Сначала был спектакль Кристиана Люпы и Литовского Национального театра "Площадь героев" по пьесе сумрачного гения Томаса Бернхарда - о семье австрийского физика еврейского происхождения, покончившего жизнь самоубийством через полвека после окончания Второй мировой войны. Затем на фестивале открылась серия спектаклей московской "Мастерской Дмитрия Брусникина": прежде всего - "Конармия" по прозе Исаака Бабеля в постановке Максима Диденко (который вот-вот покажет москвичам "Десять дней, которые потрясли мир" к 100-летию Юрия Любимова, ровесника революции). Не ограничился размышлениями о пьесе Всеволода Вишневского и Виктор Рыжаков - включив в спектакль переклички с советскими шедеврами: спектаклями Александра Таирова и Алисы Коонен, придумавшей, кстати, легендарное название для пьесы Вишневского (Камерный театр, 1933 год), и постановки Георгия Товстоногова (Александринка, 1955). Вместе с молодым драматургом Асей Волошиной Рыжаков вернул в текст пьесы фрагменты первого варианта 1932 года, в котором гибнет не только женщина-комиссар (так было в спектакле Таирова), но и весь экипаж корабля. В новом спектакле Рыжакова, как, к слову, и у Диденко, молодые актеры не просто исполняют роли, но и вместе сочиняют спектакль, фантазируя этюдами, принося свой материал, прежде всего, песни, которые звучат здесь во множестве - от советских шлягеров до совсем неожиданных хитов рок- и поп-музыки.
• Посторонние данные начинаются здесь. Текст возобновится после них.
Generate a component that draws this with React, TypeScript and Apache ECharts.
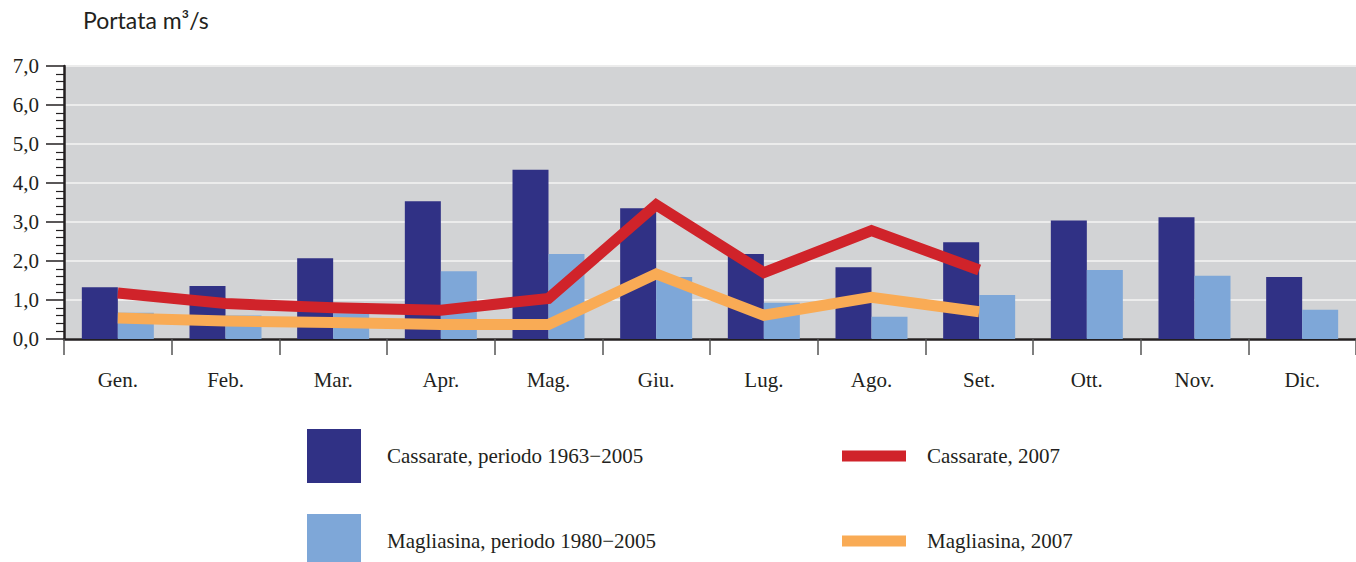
import React, { useEffect, useRef } from "react";
import * as echarts from "echarts";

const months = ["Gen.", "Feb.", "Mar.", "Apr.", "Mag.", "Giu.", "Lug.", "Ago.", "Set.", "Ott.", "Nov.", "Dic."];
const cassarateAvg = [1.33, 1.36, 2.07, 3.53, 4.34, 3.35, 2.18, 1.84, 2.48, 3.04, 3.12, 1.59];
const magliasinaAvg = [0.67, 0.6, 0.66, 1.74, 2.18, 1.59, 0.93, 0.57, 1.13, 1.77, 1.62, 0.75];
const cassarate2007 = [1.18, 0.91, 0.8, 0.74, 1.04, 3.44, 1.7, 2.78, 1.77, null, null, null];
const magliasina2007 = [0.54, 0.46, 0.42, 0.37, 0.37, 1.67, 0.61, 1.07, 0.7, null, null, null];
const seriesNames = [
  "Cassarate, periodo 1963\u22122005",
  "Magliasina, periodo 1980\u22122005",
  "Cassarate, 2007",
  "Magliasina, 2007",
];

const SERIF = "'Liberation Serif', 'DejaVu Serif', serif";
const TEXT = "#231f20";

export default function App() {
  const ref = useRef<HTMLDivElement>(null);
  useEffect(() => {
    if (!ref.current) return;
    const chart = echarts.init(ref.current, null, { renderer: "svg" });
    chart.setOption({
      animation: false,
      backgroundColor: "#ffffff",
      title: {
        text: "Portata m\u00b3/s",
        left: 83,
        top: 8,
        padding: 0,
        textStyle: { fontFamily: "Lato", fontSize: 23, fontWeight: "normal", color: TEXT },
      },
      legend: [
        {
          data: [seriesNames[0], seriesNames[1]],
          orient: "vertical",
          left: 307,
          top: 429,
          height: 200,
          width: 450,
          padding: 0,
          itemWidth: 54,
          itemHeight: 54,
          itemGap: 31,
          icon: "rect",
          textStyle: { fontFamily: SERIF, fontSize: 21, color: TEXT, lineHeight: 46, padding: [8, 0, 0, 21] },
        },
        {
          data: [seriesNames[2], seriesNames[3]],
          orient: "vertical",
          left: 842,
          top: 429,
          height: 200,
          width: 450,
          padding: 0,
          itemWidth: 64,
          itemHeight: 11,
          itemGap: 31,
          icon: "rect",
          itemStyle: { borderWidth: 0 },
          textStyle: { fontFamily: SERIF, fontSize: 21, color: TEXT, lineHeight: 46, padding: [8, 0, 0, 16] },
        },
      ],
      grid: {
        left: 64,
        top: 66,
        width: 1297,
        height: 273,
        show: true,
        backgroundColor: "#d2d3d5",
        borderWidth: 0,
      },
      xAxis: {
        type: "category",
        data: months,
        axisLine: { lineStyle: { color: TEXT, width: 2.5 } },
        axisTick: { show: true, length: 16, interval: 0, lineStyle: { color: "#555", width: 1.5 } },
        axisLabel: { fontFamily: SERIF, fontSize: 21, color: TEXT, margin: 30, interval: 0 },
        splitLine: { show: false },
      },
      yAxis: {
        type: "value",
        min: 0,
        max: 7,
        interval: 1,
        axisLine: { show: true, lineStyle: { color: TEXT, width: 2.5 } },
        axisTick: { show: true, length: 18, lineStyle: { color: TEXT, width: 1.5 } },
        minorTick: { show: true, splitNumber: 5, length: 8, lineStyle: { color: TEXT, width: 1.2 } },
        axisLabel: {
          fontFamily: SERIF,
          fontSize: 21,
          color: TEXT,
          margin: 25,
          formatter: (v: number) => v.toFixed(1).replace(".", ","),
        },
        splitLine: { show: true, lineStyle: { color: "#ececec", width: 2 } },
      },
      series: [
        {
          name: seriesNames[0],
          type: "bar",
          data: cassarateAvg,
          barWidth: 36,
          barGap: "0%",
          itemStyle: { color: "#303185" },
        },
        {
          name: seriesNames[1],
          type: "bar",
          data: magliasinaAvg,
          barWidth: 36,
          barGap: "0%",
          itemStyle: { color: "#7ea7d8" },
        },
        {
          name: seriesNames[2],
          type: "line",
          data: cassarate2007,
          symbol: "none",
          color: "#d0232a",
          lineStyle: { color: "#d0232a", width: 11, cap: "butt", join: "miter" },
          z: 3,
        },
        {
          name: seriesNames[3],
          type: "line",
          data: magliasina2007,
          symbol: "none",
          color: "#f9ab55",
          lineStyle: { color: "#f9ab55", width: 11, cap: "butt", join: "miter" },
          z: 3,
        },
      ],
    });
    return () => chart.dispose();
  }, []);
  return (
    <div
      ref={ref}
      style={{ position: "absolute", left: 0, top: 0, width: 1356, height: 562 }}
    />
  );
}
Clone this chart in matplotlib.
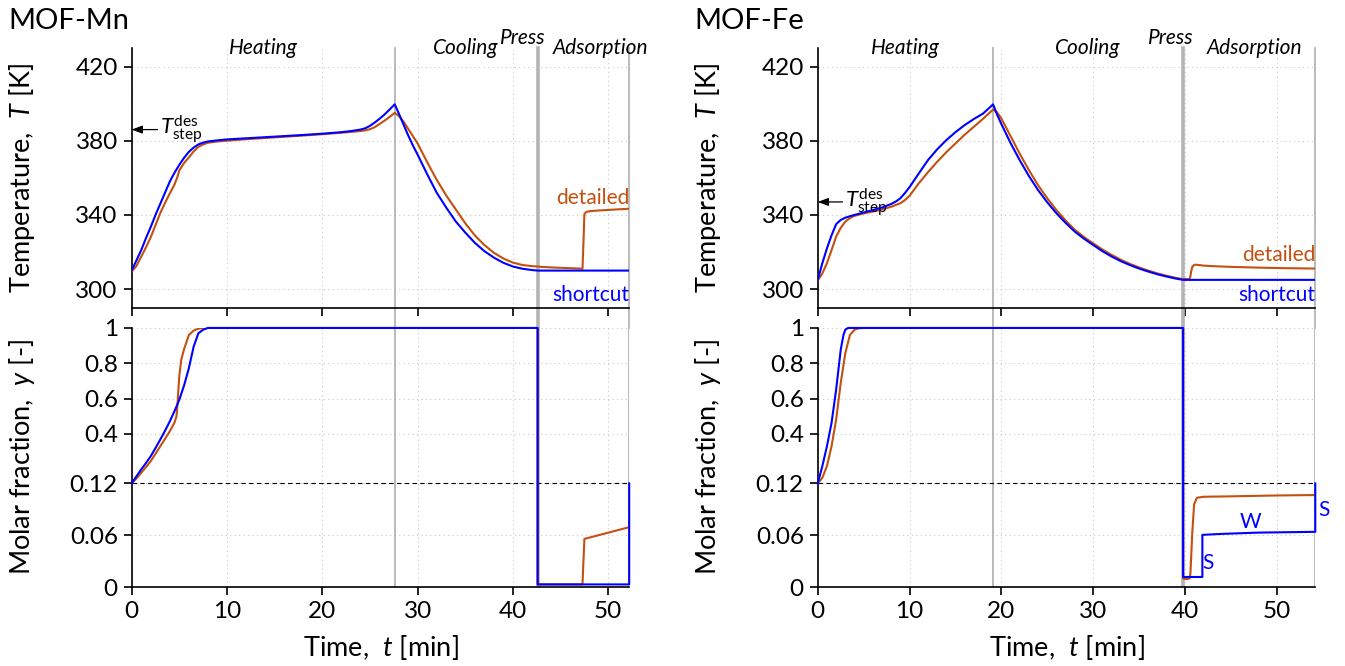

Угол палубы, уходящей вглубь сцены, ограничен двумя серыми стенами-воротами - пролом в прошлое, или в будущее, зияющее темнотой (художники "Оптимистической" - Мария и Алексей Трегубов), откуда появляются революционные матросы - призраки с набеленными лицами, зомби нескончаемой войны. Темные резкие подводки глаз воскрешают в памяти образы немых экспрессионистских фильмов ужаса, а сама главная (Анна Блинова) героиня похожа не столько на сильного Комиссара, сколько на хрупкую гимназистку, начитавшуюся социалистических книжек и пробующую себя в амплуа революционерки. Ее речь наполнена необъяснимыми, абсурдными заявлениями. И когда вдруг является рассказ про мальчика, которому режут пальчики, она кажется взятой прямо отсюда, из истории какой-нибудь Ларисы Рейснер, петербургской утонченной барышни, сочинившей свою революцию в голове, до всякого реального опыта. И только потом начинаешь понимать, что это Лиза Хохлакова, девочка из "Братьев Карамазовых": она грезила книжками, а потом ушла в революцию.
Спектакль сочинен в жанре безумного прощального концерта, который матросики -призраки 1917 года, дают своим потомкам: песни тех и этих лет уравнены в правах, границы государств и языков игнорируются. Английский звучит наравне с русским, анархисты гибнут - как и царские офицеры, которых девочка-комиссар расстреливает не дрожащей рукой, не давая опомниться ни себе, ни зрителям. Логика революции не знает иерархий, пальчики ребенка здесь так же ничтожны, как и чья-то жизнь. Порой кажется, что, захваченные анархическим хаосом, создатели спектакля сами теряют способность выстроить хоть какую-то логику.
Начало спектакля представляет почти все возможные виды театральной репрезентации, начиная с классического балета и оперы до современного перформанса, но понять, почему двое ведущих затянувшегося правительственного концерта (великолепная Эра Зиганшина и игравший в спектакле Товстоногова Аркадий Волгин) "целый век" не могут избавится от партийного пафоса, невозможно. Слова Блока и Розанова, добавленные к тексту, так же, как речь матери,обращенная к убитому сыну, на секунду обжигают: после них окончательно теряешься в хаосе происходящего, в патоке анархического безумия и пафоса.
В пьесе Вишневского Комиссар, несмотря на женственную хрупкость, превозмогает анархический бунт матросов: выстраивается тоталитарное государство, и требуется партийная дисциплина. В спектакле Рыжакова девочка-комиссар- такая же жертва иррационального хода истории, как и ее подопечные матросики.
Лишь однажды возникает в спектакле тишина и покой иного мира, когда Ведущий и бывший матрос революции, выпив рюмочку за упокой, разговаривают с морем - это актеры спустились в первый ряд партера, прямо к нам, и кричат криками чаек, глядя, как плывет по линии прибоя матросская бескозырка. Но все же и эта успокоительная надмирная тишина теряется в новом взрыве хаоса, не позволяя остановиться, подумать, услышать самих себя.
Новая "Оптимистическая" включает все послереволюционные поколения в свой поминальный концерт, обнаруживая потомков в той же точке безумного невозврата, что и матросов революционного корабля Всеволода Вишневского.